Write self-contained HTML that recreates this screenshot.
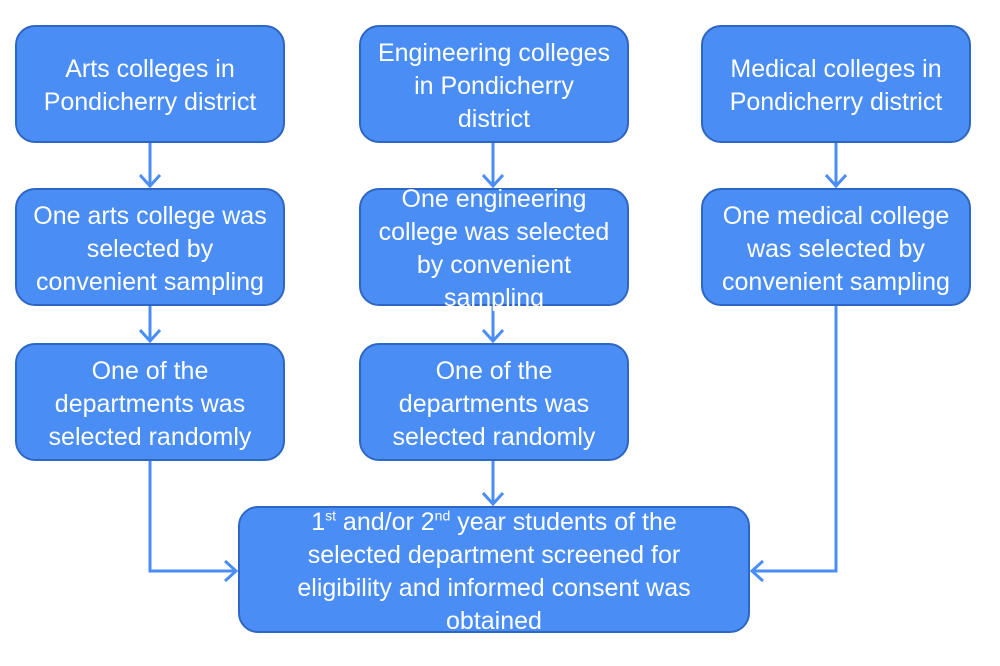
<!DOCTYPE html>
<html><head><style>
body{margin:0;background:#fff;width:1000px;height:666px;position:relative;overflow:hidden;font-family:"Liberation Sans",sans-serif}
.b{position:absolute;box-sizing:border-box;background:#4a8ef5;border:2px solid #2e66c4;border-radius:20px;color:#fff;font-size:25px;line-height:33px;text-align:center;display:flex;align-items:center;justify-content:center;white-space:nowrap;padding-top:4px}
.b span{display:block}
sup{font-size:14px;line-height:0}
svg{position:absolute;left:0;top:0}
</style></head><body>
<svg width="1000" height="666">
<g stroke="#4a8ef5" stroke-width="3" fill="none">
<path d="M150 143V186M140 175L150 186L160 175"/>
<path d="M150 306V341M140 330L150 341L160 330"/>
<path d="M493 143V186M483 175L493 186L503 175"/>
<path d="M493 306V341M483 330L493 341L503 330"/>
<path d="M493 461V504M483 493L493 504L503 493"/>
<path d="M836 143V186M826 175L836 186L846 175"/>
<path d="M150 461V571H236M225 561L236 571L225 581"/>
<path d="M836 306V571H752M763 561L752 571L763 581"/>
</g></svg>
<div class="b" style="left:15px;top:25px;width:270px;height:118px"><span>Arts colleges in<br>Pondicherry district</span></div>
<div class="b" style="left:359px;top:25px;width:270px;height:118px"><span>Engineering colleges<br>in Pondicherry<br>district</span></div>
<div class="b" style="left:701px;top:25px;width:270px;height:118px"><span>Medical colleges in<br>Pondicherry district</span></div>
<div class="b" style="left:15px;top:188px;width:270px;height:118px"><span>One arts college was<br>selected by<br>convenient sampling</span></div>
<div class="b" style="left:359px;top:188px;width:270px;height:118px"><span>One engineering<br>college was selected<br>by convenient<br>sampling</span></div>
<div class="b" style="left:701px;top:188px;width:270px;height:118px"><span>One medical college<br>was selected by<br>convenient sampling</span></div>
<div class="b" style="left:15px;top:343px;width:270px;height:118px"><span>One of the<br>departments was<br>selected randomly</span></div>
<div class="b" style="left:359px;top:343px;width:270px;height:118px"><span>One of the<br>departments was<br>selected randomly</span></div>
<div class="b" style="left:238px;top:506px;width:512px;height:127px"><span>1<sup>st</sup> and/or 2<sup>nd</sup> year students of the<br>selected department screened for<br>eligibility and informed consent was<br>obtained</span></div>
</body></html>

▸ **TASK TO CARRY OUT**: The pictures should not be reproduced; quote all of the other material exactly.

▸ **SOLVED PROBLEM**:
Write self-contained HTML that recreates this screenshot.
<!DOCTYPE html>
<html><head><style>
body{margin:0;background:#fff;width:1000px;height:666px;position:relative;overflow:hidden;font-family:"Liberation Sans",sans-serif}
.b{position:absolute;box-sizing:border-box;background:#4a8ef5;border:2px solid #2e66c4;border-radius:20px;color:#fff;font-size:25px;line-height:33px;text-align:center;display:flex;align-items:center;justify-content:center;white-space:nowrap;padding-top:4px}
.b span{display:block}
sup{font-size:14px;line-height:0}
svg{position:absolute;left:0;top:0}
</style></head><body>
<svg width="1000" height="666">
<g stroke="#4a8ef5" stroke-width="3" fill="none">
<path d="M150 143V186M140 175L150 186L160 175"/>
<path d="M150 306V341M140 330L150 341L160 330"/>
<path d="M493 143V186M483 175L493 186L503 175"/>
<path d="M493 306V341M483 330L493 341L503 330"/>
<path d="M493 461V504M483 493L493 504L503 493"/>
<path d="M836 143V186M826 175L836 186L846 175"/>
<path d="M150 461V571H236M225 561L236 571L225 581"/>
<path d="M836 306V571H752M763 561L752 571L763 581"/>
</g></svg>
<div class="b" style="left:15px;top:25px;width:270px;height:118px"><span>Arts colleges in<br>Pondicherry district</span></div>
<div class="b" style="left:359px;top:25px;width:270px;height:118px"><span>Engineering colleges<br>in Pondicherry<br>district</span></div>
<div class="b" style="left:701px;top:25px;width:270px;height:118px"><span>Medical colleges in<br>Pondicherry district</span></div>
<div class="b" style="left:15px;top:188px;width:270px;height:118px"><span>One arts college was<br>selected by<br>convenient sampling</span></div>
<div class="b" style="left:359px;top:188px;width:270px;height:118px"><span>One engineering<br>college was selected<br>by convenient<br>sampling</span></div>
<div class="b" style="left:701px;top:188px;width:270px;height:118px"><span>One medical college<br>was selected by<br>convenient sampling</span></div>
<div class="b" style="left:15px;top:343px;width:270px;height:118px"><span>One of the<br>departments was<br>selected randomly</span></div>
<div class="b" style="left:359px;top:343px;width:270px;height:118px"><span>One of the<br>departments was<br>selected randomly</span></div>
<div class="b" style="left:238px;top:506px;width:512px;height:127px"><span>1<sup>st</sup> and/or 2<sup>nd</sup> year students of the<br>selected department screened for<br>eligibility and informed consent was<br>obtained</span></div>
</body></html>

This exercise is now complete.